Indeed, what started as a creative whim is quickly having a tangible impact—showing the power of the metaverse to change architecture, Singh says. “It has started to manifest how the power of design can start impacting real change. It is giving us endless opportunities to design and imagine in this futuristic space.”
Listen to NOOR Architects Consultants founder Noor Dasmesh Singh explain how his team took on new challenges to create a studio in the metaverse:
[The] metaverse intrigued us a lot. The metaverse sets a tone for boundless possibilities and is a realm for the creative amalgamation of the imaginary, the unreal, the surreal and the mirror reflections of the real. [The] metaverse is no different than creating projects in the physical world. It does go through the rigor of following the same creative process as a project may go through in the physical world, just that the metaverse brings with it a greater flexibility and imaginability that a physical world may sometimes be limiting.

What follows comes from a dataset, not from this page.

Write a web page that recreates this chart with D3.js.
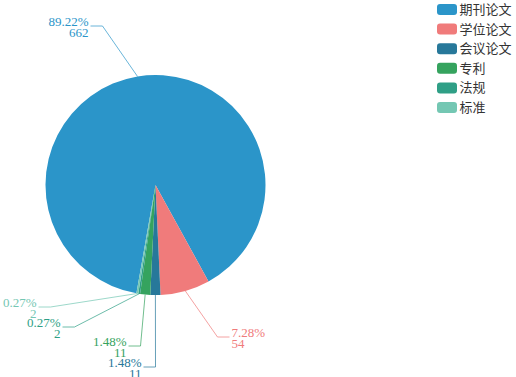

So our studio, if I can humbly put it, is a labor of love. This is a “post-architectural” studio, which is not limited by the limitations imposed by the material reality of things. When we talk about challenges, there were technological challenges or, better still, new answers to be understood. The fact that a metaverse framework has its own constraints to be understood and worked with—it’s more like learning a new software or dovetailing our existing skill set or tools to adapt with the technological requirements. So in every single project, we tend to push boundaries, be it technological innovation at that level or [from] a creative innovation standpoint. In a way, for me personally and our practice, it has taken a similar sort of process that has really guided us to the end result.